History

United States
- Name: Victoria Star 2
- Namesake: Victoria, British Columbia
- Owner: San Juan Cruises
- Operator: San Juan Cruises
- Port of registry: Bellingham, Washington
- Route: Bellingham-Victoria, Bellingham - Friday Harbor
- In service: purchased by SJC in 1995
- Identification: MMSI number: 367091440
- Status: in active service
- Notes: The largest passenger-only vessel in Bellingham

General characteristics
- Type: passenger ferry, charter boat
- Length: 96 ft (29 m)
- Installed power: 3 x Detroit Diesel 12V-71 TI
- Propulsion: 3 propellers
- Capacity: 149 passengers
- Crew: 4

= Victoria Star 2 =

Victoria Star 2 is a 96 ft passenger-only foot ferry owned and operated by San Juan Cruises.

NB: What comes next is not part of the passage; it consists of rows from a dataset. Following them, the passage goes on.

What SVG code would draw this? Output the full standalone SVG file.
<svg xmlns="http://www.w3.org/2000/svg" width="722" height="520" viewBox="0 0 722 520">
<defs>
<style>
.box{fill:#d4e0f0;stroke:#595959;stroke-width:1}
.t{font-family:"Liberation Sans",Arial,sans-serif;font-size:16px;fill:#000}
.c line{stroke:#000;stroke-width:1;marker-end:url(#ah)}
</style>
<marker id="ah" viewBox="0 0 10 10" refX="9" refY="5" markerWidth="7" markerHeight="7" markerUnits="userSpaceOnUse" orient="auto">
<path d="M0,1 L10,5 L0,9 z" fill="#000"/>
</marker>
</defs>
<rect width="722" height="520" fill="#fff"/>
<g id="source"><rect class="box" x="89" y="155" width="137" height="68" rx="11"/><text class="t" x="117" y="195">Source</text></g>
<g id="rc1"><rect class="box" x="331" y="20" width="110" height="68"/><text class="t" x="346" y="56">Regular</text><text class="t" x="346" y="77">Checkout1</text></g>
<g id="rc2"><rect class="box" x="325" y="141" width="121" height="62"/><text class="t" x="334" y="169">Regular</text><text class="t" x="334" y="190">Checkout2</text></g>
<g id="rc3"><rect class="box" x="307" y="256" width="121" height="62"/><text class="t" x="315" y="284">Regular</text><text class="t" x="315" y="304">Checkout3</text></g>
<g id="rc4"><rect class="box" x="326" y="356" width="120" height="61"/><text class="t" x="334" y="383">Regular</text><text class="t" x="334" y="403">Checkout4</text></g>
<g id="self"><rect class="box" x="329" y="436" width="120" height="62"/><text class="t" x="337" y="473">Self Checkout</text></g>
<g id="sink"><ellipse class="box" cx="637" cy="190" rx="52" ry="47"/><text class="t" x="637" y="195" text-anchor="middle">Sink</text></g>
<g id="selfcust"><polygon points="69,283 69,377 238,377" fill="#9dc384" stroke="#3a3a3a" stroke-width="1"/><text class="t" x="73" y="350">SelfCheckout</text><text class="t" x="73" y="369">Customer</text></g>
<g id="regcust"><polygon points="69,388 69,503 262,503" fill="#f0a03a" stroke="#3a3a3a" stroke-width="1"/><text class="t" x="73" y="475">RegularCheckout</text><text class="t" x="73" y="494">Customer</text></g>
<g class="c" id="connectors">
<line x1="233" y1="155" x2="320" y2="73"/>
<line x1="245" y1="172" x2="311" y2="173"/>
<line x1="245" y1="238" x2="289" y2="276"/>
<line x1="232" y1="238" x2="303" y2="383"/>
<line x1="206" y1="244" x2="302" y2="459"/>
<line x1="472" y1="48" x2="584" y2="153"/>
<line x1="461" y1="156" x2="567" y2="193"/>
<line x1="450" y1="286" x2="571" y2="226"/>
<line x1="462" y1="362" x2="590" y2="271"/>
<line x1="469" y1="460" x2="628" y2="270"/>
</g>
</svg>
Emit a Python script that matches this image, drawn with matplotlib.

The ferry operated during the summer months between Bellingham, Washington, United States, and the Inner Harbour in Victoria, British Columbia, Canada, making one round trip daily. For the 2011 season, service to Victoria was cancelled and the ferry is operating to Friday Harbor and other destinations in the San Juan Islands.

The vessel started her life as a mud boat ferrying supplies and personnel in the Gulf of Mexico. Converted into a passenger ferry, she later served the islands off Los Angeles, California (including Catalina Island). In 1992 and 1995 she served as a spectator's vessel during the America's Cup races held off the coast of San Diego, California. She was purchased later in 1995 by her current owner and brought to her current homeport of Bellingham, Washington where she continues to serve as a ferry and tourist vessel.

Primary power is provided by three (3) Detroit Diesel 12V-71 TI (Turbo - Intercooled) engines each driving its own propeller. Auxiliary power is supplied by Detroit Diesel generators. Typically a crew consists of one captain, one mate (unlicensed), and two deckhands to operate the vessel during each trip.